Antimony-doped tin oxide embedding graphene-based aerogel for infrared barriering

Abstract

A hybrid three-dimensional network structure was composed by the electrostatic-driven self-assembly via sol-gel method, which contained antimony-doped tin oxide (ATO) particles and graphene oxide aerogel (GOA). Absorbing and scattering near-infrared light composite of reduced graphene oxide aerogel/antimony-doped tin oxide (rGOA/ATO) was obtained by subsequent CO2 supercritical drying and calcination treatment in flowing nitrogen. Characterization of the as-prepared samples were performed by scanning electron microscopy (SEM), fourier transform infrared (FT-IR) spectroscopy, thermogravimetric analysis (TGA), X-ray diffraction (XRD), X-ray photoelectron spectroscopy (XPS), Raman spectroscopy, nitrogen adsorption-desorption, ultraviolet visible near infrared spectroscopy (UV–VIS–NIR) and compressive stress.

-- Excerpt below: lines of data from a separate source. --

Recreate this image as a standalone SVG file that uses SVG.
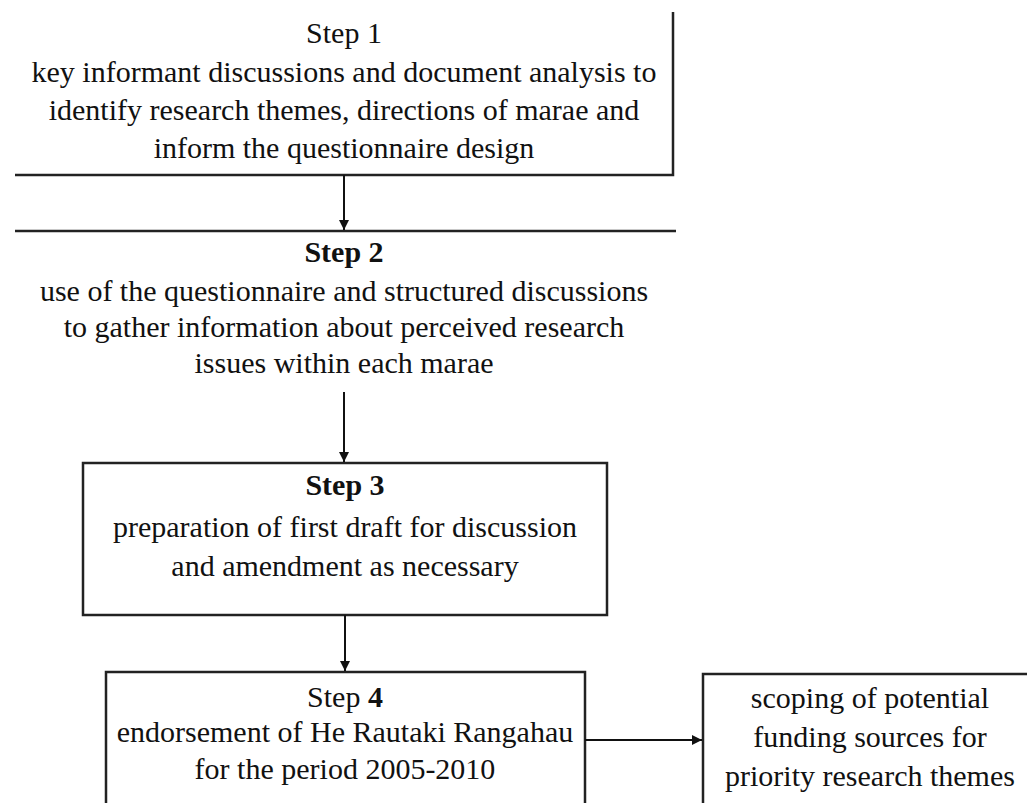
<svg xmlns="http://www.w3.org/2000/svg" width="1027" height="803" viewBox="0 0 1027 803">
<defs>
<style>
.t{font-family:"Liberation Serif","Times New Roman",serif;font-size:30px;fill:#111;text-anchor:middle}
.b{font-weight:bold}
.ln{stroke:#222;stroke-width:2.5;fill:none}
.bx{stroke:#222;stroke-width:2.5;fill:#fff}
.cn{stroke:#111;stroke-width:2;fill:none}
</style>
<marker id="ah" viewBox="0 0 10 10" refX="10" refY="5" markerWidth="10" markerHeight="10" markerUnits="userSpaceOnUse" orient="auto">
<path d="M0,0 L10,5 L0,10 z" fill="#111"/>
</marker>
</defs>
<rect width="1027" height="803" fill="#fff"/>
<g id="step1">
<path class="ln" d="M15,175 H673 V12"/>
<text class="t" x="344" y="43">Step 1</text>
<text class="t" x="344" y="82">key informant discussions and document analysis to</text>
<text class="t" x="344" y="120">identify research themes, directions of marae and</text>
<text class="t" x="344" y="158">inform the questionnaire design</text>
</g>
<g id="step2">
<path class="ln" d="M15,231 H676"/>
<text class="t b" x="344" y="262">Step 2</text>
<text class="t" x="344" y="301">use of the questionnaire and structured discussions</text>
<text class="t" x="344" y="337">to gather information about perceived research</text>
<text class="t" x="344" y="373">issues within each marae</text>
</g>
<g id="step3">
<rect class="bx" x="83" y="463" width="524" height="152"/>
<text class="t b" x="345" y="495">Step 3</text>
<text class="t" x="345" y="537">preparation of first draft for discussion</text>
<text class="t" x="345" y="576">and amendment as necessary</text>
</g>
<g id="step4">
<rect class="bx" x="106" y="672" width="479" height="140"/>
<text class="t" x="345" y="707">Step <tspan class="b">4</tspan></text>
<text class="t" x="345" y="742">endorsement of He Rautaki Rangahau</text>
<text class="t" x="345" y="779">for the period 2005-2010</text>
</g>
<g id="funding">
<rect class="bx" x="703" y="674" width="340" height="140"/>
<text class="t" x="870" y="708">scoping of potential</text>
<text class="t" x="870" y="747">funding sources for</text>
<text class="t" x="870" y="786">priority research themes</text>
</g>
<g id="connectors">
<path class="cn" d="M344,175 V230" marker-end="url(#ah)"/>
<path class="cn" d="M344,392 V462" marker-end="url(#ah)"/>
<path class="cn" d="M345,615 V671" marker-end="url(#ah)"/>
<path class="cn" d="M585,740 H702" marker-end="url(#ah)"/>
</g>
</svg>
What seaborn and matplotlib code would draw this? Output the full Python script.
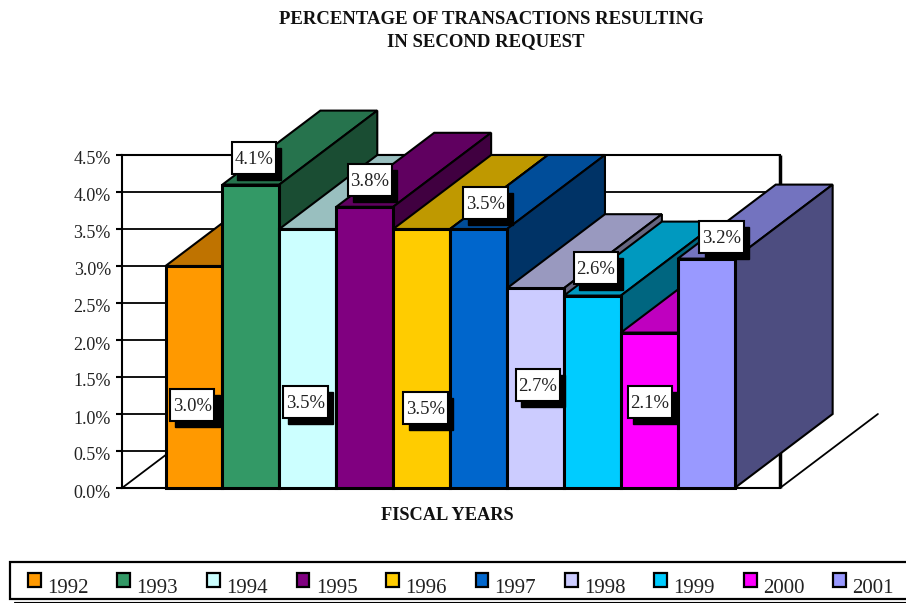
import matplotlib
matplotlib.use('Agg')
import matplotlib.pyplot as plt
import seaborn as sns
from matplotlib.patches import Polygon, Rectangle, Patch
from matplotlib.colors import to_rgb
from matplotlib.ticker import FuncFormatter
from matplotlib.transforms import ScaledTranslation

years = ['1992', '1993', '1994', '1995', '1996', '1997', '1998', '1999', '2000', '2001']
values = [3.0, 4.1, 3.5, 3.8, 3.5, 3.5, 2.7, 2.6, 2.1, 3.1]
value_labels = ['3.0%', '4.1%', '3.5%', '3.8%', '3.5%', '3.5%', '2.7%', '2.6%', '2.1%', '3.2%']
colors = ['#FF9900', '#339966', '#CCFFFF', '#800080', '#FFCC00',
          '#0066CC', '#CCCCFF', '#00CCFF', '#FF00FF', '#9999FF']

# where the callouts sit, in bar index / percent units
label_x = [-0.03, 1.05, 1.96, 3.09, 4.07, 5.12, 6.04, 7.06, 8.01, 9.27]
label_y = [1.12, 4.46, 1.16, 4.16, 1.08, 3.85, 1.39, 2.97, 1.16, 3.39]

# 3d look
depth_x = 1.72
depth_y = 1.0
box_w = 0.78
box_h = 0.43
shadow_dx = 0.09
shadow_dy = 0.08


def shade(color, k):
    return tuple(c * k for c in to_rgb(color))


sns.set_theme(style='white')
plt.rcParams['font.family'] = ['Liberation Serif', 'DejaVu Serif']

fig = plt.figure(figsize=(9.06, 6.03), dpi=100)
ax = fig.add_axes([122 / 906, 115 / 603, 658 / 906, 333 / 603])

sns.barplot(x=years, y=values, hue=years, palette=colors, width=1, dodge=False,
            legend=False, saturation=1, edgecolor='black', linewidth=2.2, ax=ax)

ax.set_ylim(0, 4.5)
ax.set_xlim(-1.265, 10.295)
ax.set_yticks([i * 0.5 for i in range(10)])
ax.yaxis.set_major_formatter(FuncFormatter(lambda v, p: f'{v:.1f}%'))
ax.set_xticks([])
ax.set_xlabel('')
ax.set_ylabel('')
ax.tick_params(axis='y', left=True, length=4.5, width=1.5, color='black', pad=3.5,
               labelsize=13, labelcolor='#222222')
# labels sit a little under their ticks
for lab in ax.get_yticklabels():
    lab.set_transform(lab.get_transform() + ScaledTranslation(0, -3 / 100, fig.dpi_scale_trans))
ax.grid(axis='y', color='black', linewidth=1.3, zorder=1)
ax.set_axisbelow(True)
for s in ['left', 'top', 'bottom']:
    ax.spines[s].set_linewidth(1.5)
    ax.spines[s].set_color('black')
ax.spines['right'].set_linewidth(2.5)
ax.spines['right'].set_color('black')
ax.spines['right'].set_capstyle('butt')

# floor edges
x0, x1 = ax.get_xlim()
ax.plot([x0, x0 + depth_x], [0, depth_y], color='black', lw=1.3, zorder=1.5, clip_on=False)
ax.plot([x1, x1 + depth_x], [0, depth_y], color='black', lw=1.3, zorder=1.5, clip_on=False)

# bars get drawn left to right, each over the one before
for i, (bar, col) in enumerate(zip(ax.patches, colors)):
    left = bar.get_x()
    right = left + bar.get_width()
    h = bar.get_height()
    z = 3 + i
    top = [(left, h), (right, h), (right + depth_x, h + depth_y), (left + depth_x, h + depth_y)]
    side = [(right, 0), (right + depth_x, depth_y), (right + depth_x, h + depth_y), (right, h)]
    ax.add_patch(Polygon(top, closed=True, facecolor=shade(col, 0.75), edgecolor='black',
                         linewidth=1.5, clip_on=False, zorder=z))
    ax.add_patch(Polygon(side, closed=True, facecolor=shade(col, 0.5), edgecolor='black',
                         linewidth=1.5, clip_on=False, zorder=z + 0.1))
    bar.set_zorder(z + 0.2)
    bar.set_clip_on(False)

# value callouts with a hard shadow
for x, y, txt in zip(label_x, label_y, value_labels):
    ax.add_patch(Rectangle((x - box_w / 2 + shadow_dx, y - box_h / 2 - shadow_dy), box_w, box_h,
                           facecolor='black', edgecolor='black', clip_on=False, zorder=30))
    ax.add_patch(Rectangle((x - box_w / 2, y - box_h / 2), box_w, box_h,
                           facecolor='white', edgecolor='black', linewidth=1.5,
                           clip_on=False, zorder=31))
    ax.text(x, y - 0.02, txt, ha='center', va='center', fontsize=13.4, color='#222222',
            zorder=32, clip_on=False)

fig.text(491 / 906, 1 - 19.5 / 603, 'PERCENTAGE OF TRANSACTIONS RESULTING', ha='center', va='center',
         fontsize=13.5, fontweight='bold', color='#111111')
fig.text(486 / 906, 1 - 41.5 / 603, 'IN SECOND REQUEST', ha='center', va='center',
         fontsize=13.5, fontweight='bold', color='#111111')
fig.text(447 / 906, 1 - 515.5 / 603, 'FISCAL YEARS', ha='center', va='center',
         fontsize=13.2, fontweight='bold', color='#111111')

# legend box runs off the right edge
fig.add_artist(Rectangle((10 / 906, 4 / 603), 920 / 906, 37 / 603, transform=fig.transFigure,
                         facecolor='white', edgecolor='black', linewidth=1.6))
fig.add_artist(plt.Line2D([14 / 906, 1], [1 / 603, 1 / 603], color='black', linewidth=0.8))

handles = [Patch(facecolor=c, edgecolor='black', linewidth=1.6) for c in colors]
leg = fig.legend(handles, years, ncol=10, loc='center left', mode='expand',
                 bbox_to_anchor=(28 / 906, 5 / 603, 866 / 906, 20 / 603), borderaxespad=0,
                 borderpad=0, frameon=False, fontsize=15, handlelength=0.62, handleheight=0.62,
                 handletextpad=0.3, labelcolor='#222222')
leg.set_zorder(20)
for h in leg.legend_handles:
    h.set_y(h.get_y() + 3.6)

fig.savefig('out.png', dpi=100)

The radiation attenuation characteristics of composite materials were investigated in the near-infrared range at room temperature. The results showed that the ATO particles were well dispersed onto graphene oxide (GO) sheets, leading to the enhanced absorbing and scattering performance of radiative near-infrared. Consequently, the prepared rGOA/ATO hybrid materials showed the excellent radiation infrared barriering properties.